#### WHAT YOU HAVE TO DO:
Reproduce the listing below exactly, beginning with its first line and ending with the line that holds "const linkTaper = [0, 1, -1, 0, 0];"; pictures are not part of the copy.

#### GIVEN INFORMATION:
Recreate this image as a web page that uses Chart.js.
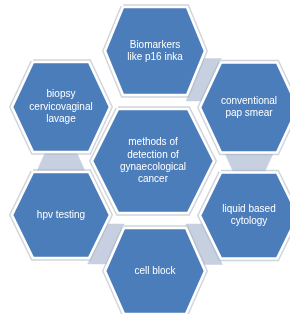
<!DOCTYPE html>
<html><head><meta charset="utf-8">
<script src="https://cdn.jsdelivr.net/npm/chart.js@4/dist/chart.umd.min.js"></script>
<style>html,body{margin:0;padding:0;background:#fff}#wrap{width:290px;height:314px;position:relative}</style>
</head><body><div id="wrap"><canvas id="c"></canvas></div>
<script>
// ---- content ----
const nodeLabels = [
  ['Biomarkers', 'like p16 inka'],
  ['biopsy', 'cervicovaginal', 'lavage'],
  ['conventional', 'pap smear'],
  ['methods of', 'detection of', 'gynaecological', 'cancer'],
  ['hpv testing'],
  ['liquid based', 'cytology'],
  ['cell block']
];
// links between neighbouring hexagons (node indices: upper, lower)
const links = [[0, 2], [1, 4], [2, 5], [4, 6], [5, 6]];

// ---- layout (diagram units) ----
const nodeX = [155, 61, 249, 153, 61, 249, 155];
const nodeY = [51, 107, 107.5, 161, 215, 215.5, 271];
const nodeW = [50, 49, 49, 61, 49, 49, 50];   // half width (to pointy ends)
const nodeH = [44, 45, 45, 52, 43, 43, 43];   // half height
const nodeT = [32, 28, 28, 35, 28, 28, 31];   // half length of flat top edge
const linkTaper = [0, 1, -1, 0, 0];

const BLUE = '#4b7dbb', GREY = '#c7d0e0';

function hexPts(i) {
  const x = nodeX[i], y = nodeY[i], w = nodeW[i], h = nodeH[i], t = nodeT[i];
  const p = [[x - t, y - h], [x + t, y - h], [x + w, y], [x + t, y + h], [x - t, y + h], [x - w, y]];
  p.push(p[0]);
  return p.map(q => ({x: q[0], y: q[1]}));
}
function linkPts(k) {
  const [a, b] = links[k];
  const g = 1.5;
  if (Math.abs(nodeX[a] - nodeX[b]) < 10) {
    const y0 = nodeY[a] + nodeH[a], y1 = nodeY[b] - nodeH[b];
    const cx = (nodeX[a] + nodeX[b]) / 2, ta = linkTaper[k];
    const w0 = 20 - ta * 4.5, w1 = 20 + ta * 4.5;
    return [[cx - w0, y0], [cx + w0, y0], [cx + w1, y1], [cx - w1, y1], [cx - w0, y0]].map(q => ({x: q[0], y: q[1]}));
  }
  const y0 = nodeY[b] - nodeH[b] - 4, y1 = nodeY[a] + nodeH[a] + 6;
  let pts;
  if (nodeX[b] > nodeX[a]) {
    const xa = y => nodeX[a] + nodeW[a] - (nodeW[a] - nodeT[a]) * (y - nodeY[a]) / nodeH[a] + g;
    const xb = y => nodeX[b] - nodeT[b] - (nodeW[b] - nodeT[b]) * (y - (nodeY[b] - nodeH[b])) / nodeH[b] - g;
    pts = [[xa(y0), y0], [xb(y0), y0], [xb(y1), y1], [xa(y1), y1]];
  } else {
    const xa = y => nodeX[a] - nodeW[a] + (nodeW[a] - nodeT[a]) * (y - nodeY[a]) / nodeH[a] - g;
    const xb = y => nodeX[b] + nodeT[b] + (nodeW[b] - nodeT[b]) * (y - (nodeY[b] - nodeH[b])) / nodeH[b] + g;
    pts = [[xb(y0), y0], [xa(y0), y0], [xa(y1), y1], [xb(y1), y1]];
  }
  pts.push(pts[0]);
  return pts.map(q => ({x: q[0], y: q[1]}));
}

const datasets = [];
nodeLabels.forEach((_, i) => {
  datasets.push({data: hexPts(i), showLine: true, fill: 'shape', backgroundColor: BLUE,
    borderColor: '#ffffff', borderWidth: 2.6, pointRadius: 0, order: 1, tension: 0});
  datasets.push({data: hexPts(i), showLine: true, fill: false, backgroundColor: 'transparent',
    borderColor: 'rgba(170,178,192,0.55)', borderWidth: 5.5, pointRadius: 0, order: 2, tension: 0});
});
links.forEach((_, k) => {
  datasets.push({data: linkPts(k), showLine: true, fill: 'shape', backgroundColor: GREY,
    borderColor: GREY, borderWidth: 0.5, pointRadius: 0, order: 3, tension: 0});
});

const textPlugin = {
  id: 'hexText',
  afterDatasetsDraw(chart) {
    const {ctx, scales: {x, y}} = chart;
    ctx.save();
    ctx.fillStyle = '#ffffff';
    ctx.font = '10px "Liberation Sans", Arial, sans-serif';
    ctx.textAlign = 'center';
    ctx.textBaseline = 'middle';
    const lh = 12.3;
    nodeLabels.forEach((lines, i) => {
      const px = x.getPixelForValue(nodeX[i]);
      const py = y.getPixelForValue(nodeY[i]);
      lines.forEach((s, j) => {
        ctx.fillText(s, px, py + (j - (lines.length - 1) / 2) * lh);
      });
    });
    ctx.restore();
  }
};

new Chart(document.getElementById('c'), {
  type: 'scatter',
  data: {datasets},
  options: {
    responsive: true, maintainAspectRatio: false, animation: false,
    layout: {padding: 0},
    plugins: {legend: {display: false}, tooltip: {enabled: false}},
    scales: {
      x: {type: 'linear', min: 0, max: 290, display: false},
      y: {type: 'linear', min: 0, max: 314, reverse: true, display: false}
    }
  },
  plugins: [textPlugin]
});
</script>
</body></html>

#### EXERCISE RESPONSE:
Recreate this image as a web page that uses Chart.js.
<!DOCTYPE html>
<html><head><meta charset="utf-8">
<script src="https://cdn.jsdelivr.net/npm/chart.js@4/dist/chart.umd.min.js"></script>
<style>html,body{margin:0;padding:0;background:#fff}#wrap{width:290px;height:314px;position:relative}</style>
</head><body><div id="wrap"><canvas id="c"></canvas></div>
<script>
// ---- content ----
const nodeLabels = [
  ['Biomarkers', 'like p16 inka'],
  ['biopsy', 'cervicovaginal', 'lavage'],
  ['conventional', 'pap smear'],
  ['methods of', 'detection of', 'gynaecological', 'cancer'],
  ['hpv testing'],
  ['liquid based', 'cytology'],
  ['cell block']
];
// links between neighbouring hexagons (node indices: upper, lower)
const links = [[0, 2], [1, 4], [2, 5], [4, 6], [5, 6]];

// ---- layout (diagram units) ----
const nodeX = [155, 61, 249, 153, 61, 249, 155];
const nodeY = [51, 107, 107.5, 161, 215, 215.5, 271];
const nodeW = [50, 49, 49, 61, 49, 49, 50];   // half width (to pointy ends)
const nodeH = [44, 45, 45, 52, 43, 43, 43];   // half height
const nodeT = [32, 28, 28, 35, 28, 28, 31];   // half length of flat top edge
const linkTaper = [0, 1, -1, 0, 0];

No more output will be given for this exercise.